Le cœur humain a été créé pour être ainsi brisé.

C’est le plus triste des gaspillages, quand il est brisé par autre chose. Mais il préfère être brisé par n’importe quoi plutôt que par l’amour divin. Car l’amour divin ne brise que les cœurs qui consentent à l’être. Ce consentement est difficile.

La parabole de l’Évangile sur le roi qui invite à un festin et reçoit des refus déguisés par toutes sortes de prétextes montre que les raisons qui nous éloignent de Dieu ne sont pas des causes, mais des prétextes de cet éloignement. Tout au moins chez ceux qui ont, fût-ce une fraction de seconde et distraitement, entendu l’appel. Un fonctionnaire ne néglige pas Dieu parce qu’il est absorbé par le souci de son avancement, mais il s’absorbe dans le souci de son avancement pour ne pas penser à Dieu. Et même des religieux, des moines, et même de ceux qui sont canonisés et semblent justement réputés saints, ont peut-être refusé l’invitation sous un prétexte pieux.

Dans le premier moment où l’appel est presque inconsciemment entendu, l’âme tout entière est médiocre, puisque la première trace infinitésimale de pureté commence seulement à y apparaître. Or ce qui est médiocre fuit la lumière. Se mettre tout entier dans la lumière quand on est médiocre, comment le supporter ? Il vaut mieux donner son désir et son énergie aux choses les plus misérables.
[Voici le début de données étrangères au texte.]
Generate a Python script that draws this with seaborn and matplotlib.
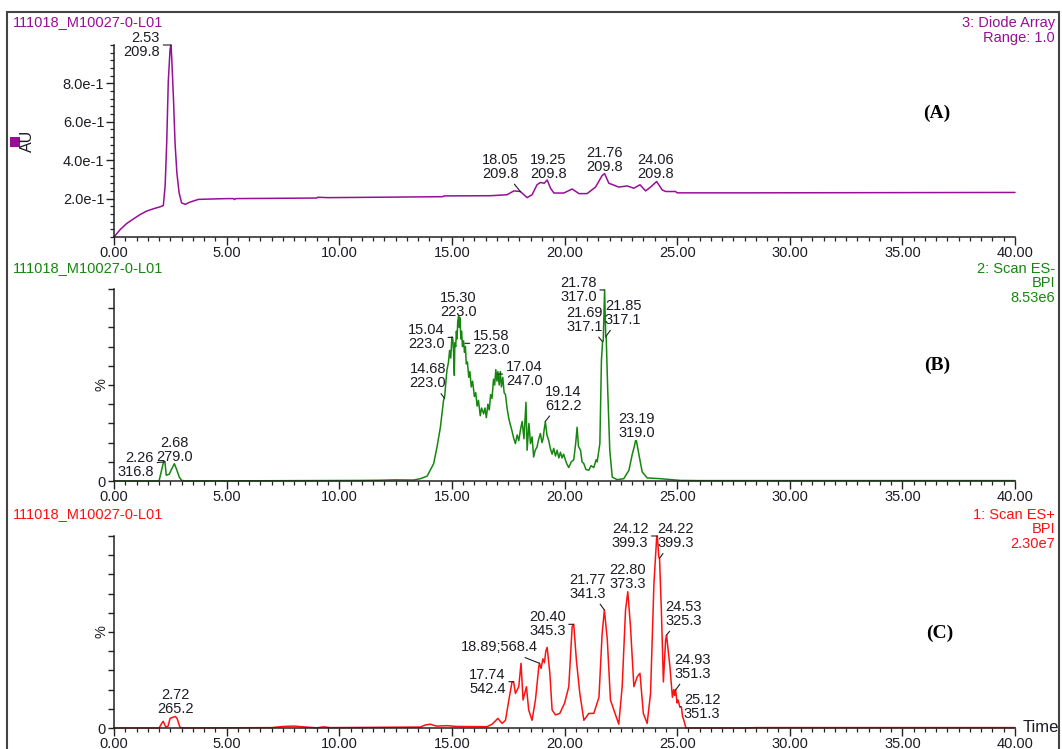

Et pourtant si on est assez fou pour le faire on devient lumière. Car tout ce qui est manifesté est lumière. Mais nul ne le sait d’avance.

Aussi ne peut-on aller dans la lumière que si on est absorbé par l’admiration de ce qui brille au point d’oublier complètement qu’on est médiocre. Ainsi la prostituée aux pieds du Christ.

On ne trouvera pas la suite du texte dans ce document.